In order to offically enroll in the school where I'm currently working toward my EC-4 certificate, I had to take a standardized test called the THEA (Texas Higher Education Assessment, same test as the one formerly known as the TASP, or Texas Academic Skills Program). Because I'm so old, my SAT scores didn't count, and although my nearly-as-ancient GRE scores would have counted, I don't have the original score report any longer, only a Xerox, which can't be accepted. So I took the THEA, no big deal; probably it's better for me to have the official state test under my belt as long as I'm starting my teaching career in Texas anyway.
So, my results came the other day. I'm not mathematically inclined, so I had studied up a bit on solving math problems. Use of a calculator is allowed during the test, and they give you all the formulas (area of a circle, quadratic equation, etc.), so the whole thing is a bit of a joke. Even so, I had a hard time figuring out how to go about solving some of the word problems; that shows you how weak my level of mathematical skill (or at least my confidence) is.
As for the writing and reading sections, I didn't even bother to review the practice sections. I'm too much of an old hand at this sort of thing, as you'll see.
My scores are
Reading: 294/300, Math: 297/300, Writing: 300/300, Essay: 8 out of a possible 8.
More tests, including two separate TExES (Texas Examination of Educator Standards) exams, are to come. So by the time I start my career, I'll have taken more standardized tests, I'd imagine, than any other elementary school teacher alive. I've already taken:
* SAT - Formerly, the Scholastic Aptitude Test. This days, apparently, Aptitude is too harsh a judgement on our nation's dimmer children, so "SAT" offically stands for nothing. (That's the spirit! High expectations for all!) Since I'm old, I took it far too long ago to remember my exact score, and I don't have a copy of the score report; I think it was in the 1100 range (1120? 1180?), which is not at all superior.
* LSAT - Law School Admission Test. Yes, there was a brief time in my post-bac career when certain external forces were urging me to become a scumbag lawyer. (I kid! Actually, three of my best friends are lawyers, and so is my brother!) I have always been interested in criminal law, America's penal system specifially and the ethics of punishment in general, but lawyering just isn't my calling. Nonetheless, I took the pre-law school test and got, I think, a 163 out of 180. Which is just a little better than average and certainly not high enough for a good law school to take notice. I then failed to apply to any law schools.
* GRE - The Graduate Record Exam. Prior to attending grad school and getting my Master's, I took this test. Verbal: 770/800, Quantitiative: 710/800, Analytical: 800/800.

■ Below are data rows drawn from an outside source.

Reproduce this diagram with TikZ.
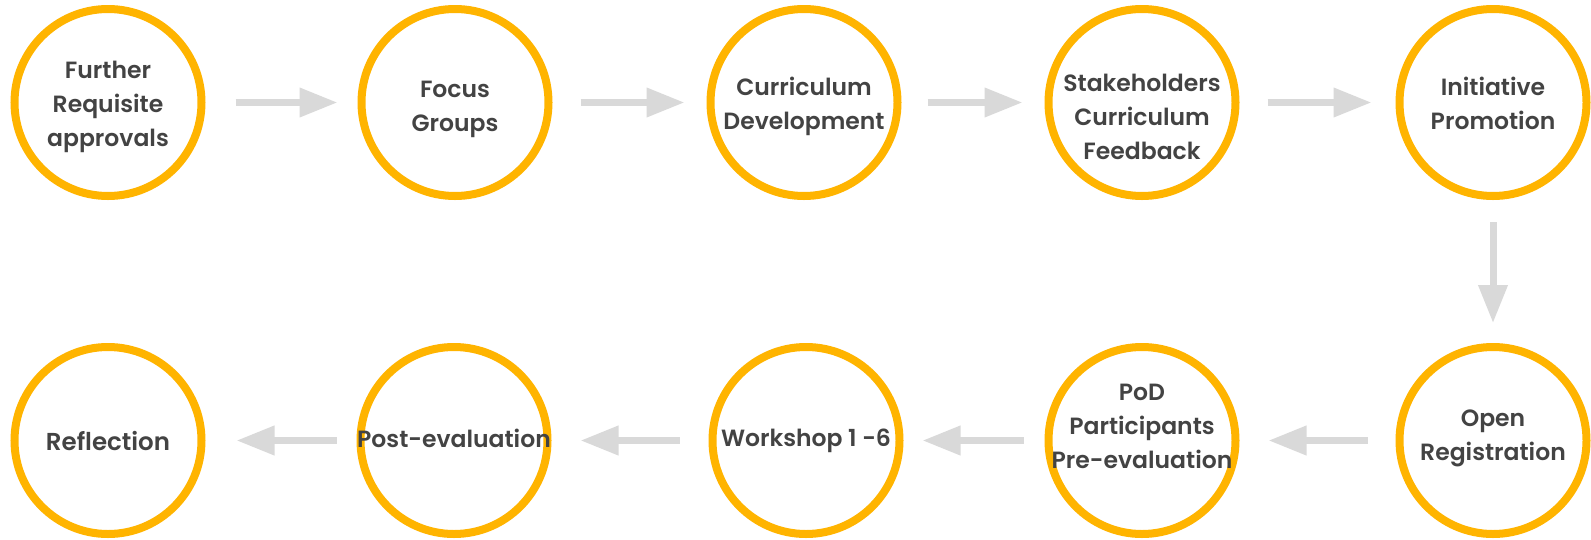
\documentclass[tikz,border=0pt]{standalone}
\usepackage{fontspec}
\setmainfont{Poppins}[BoldFont={Poppins SemiBold}]
\usetikzlibrary{arrows.meta}
\definecolor{ring}{HTML}{FFB400}
\definecolor{arrowgray}{HTML}{D9D9D9}
\definecolor{txt}{HTML}{434343}
\begin{document}
\begin{tikzpicture}[x=1pt,y=-1pt,
  stage/.style={circle,draw=ring,line width=8pt,minimum size=187pt,inner sep=0pt,outer sep=0pt,fill=white},
  lbl/.style={align=center,text=txt,font=\fontsize{23.5}{34}\selectfont\bfseries,inner sep=0pt},
  flow/.style={draw=arrowgray,line width=7pt,-{Triangle[length=38pt,width=28pt]}}]
\useasboundingbox[fill=white] (0,0) rectangle (1591,539);
% circles
\node[stage] (A) at (108,102.5) {};
\node[stage] (B) at (455,102.5) {};
\node[stage] (C) at (804,102.5) {};
\node[stage] (D) at (1142,102.5) {};
\node[stage] (E) at (1493,102.5) {};
\node[stage] (F) at (1493,440.5) {};
\node[stage] (G) at (1142,440.5) {};
\node[stage] (H) at (806,440.5) {};
\node[stage] (I) at (454,440.5) {};
\node[stage] (J) at (108,440.5) {};
% labels
\node[lbl] (tA) at (108,107) {Further\\Requisite\\approvals};
\node[lbl] (tB) at (455,109) {Focus\\Groups};
\node[lbl] (tC) at (804,106) {Curriculum\\Development};
\node[lbl] (tD) at (1142,116.5) {Stakeholders\\Curriculum\\Feedback};
\node[lbl] (tE) at (1493,103.5) {Initiative\\Promotion};
\node[lbl] (tF) at (1493,438.3) {Open\\Registration};
\node[lbl] (tG) at (1142,426.5) {PoD\\Participants\\Pre-evaluation};
\node[lbl] (tH) at (806,441) {Workshop 1 -6};
\node[lbl] (tI) at (454,438.5) {Post-evaluation};
\node[lbl,font=\fontsize{24.5}{34}\selectfont\bfseries] (tJ) at (108,441) {Reflection};
% connectors
\draw[flow,shorten <=34pt,shorten >=24pt] (A) -- (B);
\draw[flow,shorten <=32pt,shorten >=26pt] (B) -- (C);
\draw[flow,shorten <=30pt,shorten >=26pt] (C) -- (D);
\draw[flow,shorten <=32pt,shorten >=28pt] (D) -- (E);
\draw[flow,shorten <=26pt,shorten >=24pt] (E) -- (F);
\draw[flow,shorten <=32pt,shorten >=33pt] (F) -- (G);
\draw[flow,shorten <=25pt,shorten >=23pt] (G) -- (H);
\draw[flow,shorten <=33pt,shorten >=33pt] (H) -- (I);
\draw[flow,shorten <=24pt,shorten >=35pt] (I) -- (J);
\end{tikzpicture}
\end{document}
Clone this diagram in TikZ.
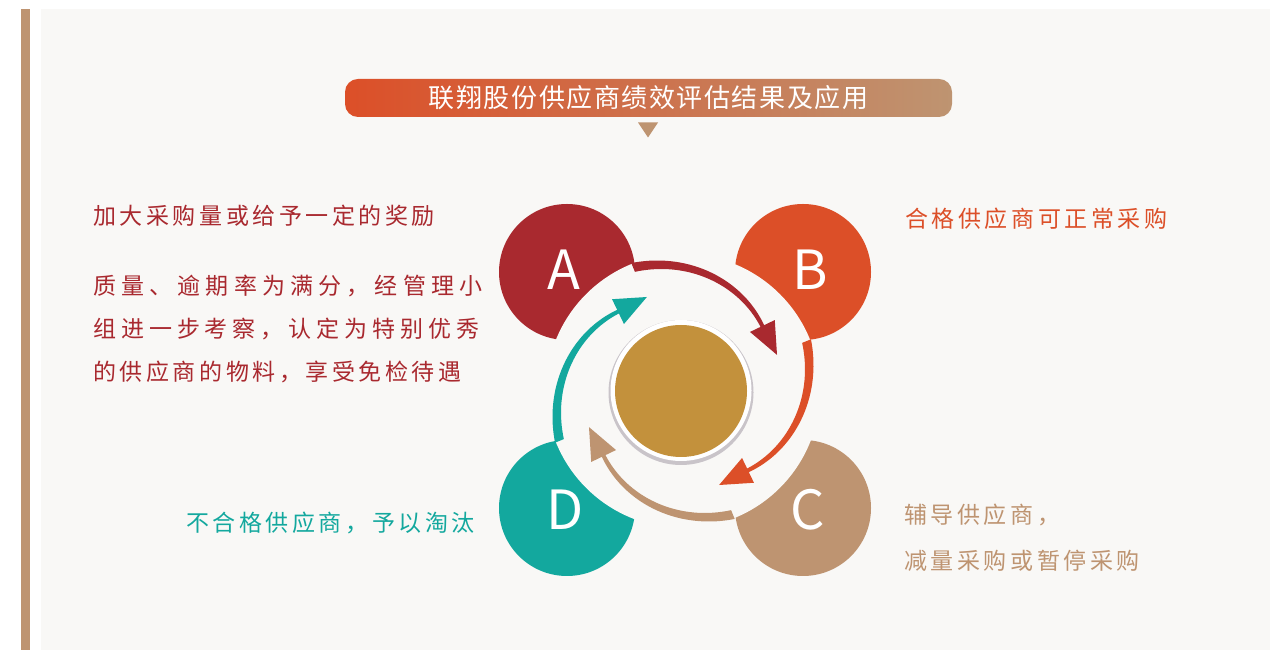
\documentclass[tikz,border=0pt]{standalone}
\usepackage{fontspec}
\newfontfamily\cjk{Noto Sans CJK SC}
\definecolor{colA}{HTML}{A9292F}
\definecolor{colB}{HTML}{DC4F28}
\definecolor{colC}{HTML}{BE9471}
\definecolor{colD}{HTML}{13A89E}
\definecolor{gold}{HTML}{C3913C}
\definecolor{paper}{HTML}{F9F8F6}
\definecolor{rim}{HTML}{C9C4C9}
\begin{document}
\begin{tikzpicture}[x=1pt,y=1pt,
  note/.style={inner sep=0pt, anchor=base west,
    font=\cjk\fontsize{23}{43}\selectfont\addfontfeature{LetterSpace=15.5}},
  letter/.style={inner sep=0pt, anchor=base, text=white,
    font=\cjk\fontsize{54}{54}\selectfont}]
\useasboundingbox (0,0) rectangle (1282,650);
\fill[white] (0,0) rectangle (1282,650);
\fill[paper] (41,0) rectangle (1270,641);
\fill[colC] (21,0) rectangle (30,641);

% title bar
\shade[left color=colB, right color=colC, rounded corners=13pt] (345,533) rectangle (952,571);
\node[inner sep=0pt, anchor=base, text=white,
  font=\cjk\fontsize{26}{26}\selectfont\addfontfeature{LetterSpace=6}] (title) at (648.5,542) {联翔股份供应商绩效评估结果及应用};
\fill[colC] (638,527.5) -- (658,527.5) -- (648,512.5) -- cycle;

% four circles, cut by the ring
\fill[colA] (567,378) circle (68pt);
\fill[colB] (803,378) circle (68pt);
\fill[colC] (803,142) circle (68pt);
\fill[colD] (567,142) circle (68pt);
\fill[paper] (683,259) circle (137pt);

% curved arrows
\foreach \turn/\col in {0/colA,-90/colB,-180/colC,-270/colD}{
\begin{scope}[shift={(683,259)}, rotate=\turn]
\fill[\col] plot[domain=0:1, samples=40] ({112-74*\x}:{138-34*\x})
  -- plot[domain=1:0, samples=40] ({112-74*\x}:{128.5-28.5*\x}) -- cycle;
\fill[\col] (41.4:89.3) -- (21:100.7) -- (37.7:116) -- cycle;
\end{scope}
}

% centre disc
\fill[rim] (681,257.5) circle (72.5pt);
\fill[white] (681,259.5) circle (70.5pt);
\fill[gold] (681,259) circle (66pt);

\node[letter] (A) at (564,360) {A};
\node[letter] (B) at (810,360) {B};
\node[letter] (C) at (808,120) {C};
\node[letter] (D) at (565,120) {D};

% texts
\node[note, text=colA] (rewardA) at (93,425) {加大采购量或给予一定的奖励};
\node[note, text=colA, anchor=north west, align=left] (detailA) at (93,375.5)
  {{\addfontfeature{LetterSpace=22.5}质量、逾期率为满分，经管理小}\\
   {\addfontfeature{LetterSpace=21.5}组进一步考察，认定为特别优秀}\\
   的供应商的物料，享受免检待遇};
\node[note, text=colB] (textB) at (905,422) {合格供应商可正常采购};
\node[note, text=colC, anchor=north west, align=left] (textC) at (904,146.7)
  {辅导供应商，\\[3.5pt]减量采购或暂停采购};
\node[note, text=colD, anchor=base east] (textD) at (475,118) {不合格供应商，予以淘汰};
\end{tikzpicture}
\end{document}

* PRAXIS - Professional Assessments for Beginning Teachers. Yes, I took this exam, the one used by the majority of U.S. states, back when I was trying to get into another teaching program in Oregon. However, as I'm now in a Texas program, I will eventally have to take the TExES, this state's official teachers' test. My PRAXIS scores won't cut it, even though I got English Composition Content Knowledge: 200/200, English Composition Essays: 195/200, PPST [Pre-Professional Skills Test] Reading: 187/190, PPST Writing: 188/190, PPST Math: 190/190.
* CBEST - California Basic Educational Skills Test. Again, I took this when trying to get into that program in Oregon (because they accept the California test). Reading: 67/80, Math: 71/80, Writing: 75/80.
Whew! That's a hell of a lot of little tiny bubbles filled in neatly and completely with a sharp #2 pencil. Looking back over the scores, it seems my math results don't accurately reflect my self-assessment as a non-mathematically inclined person.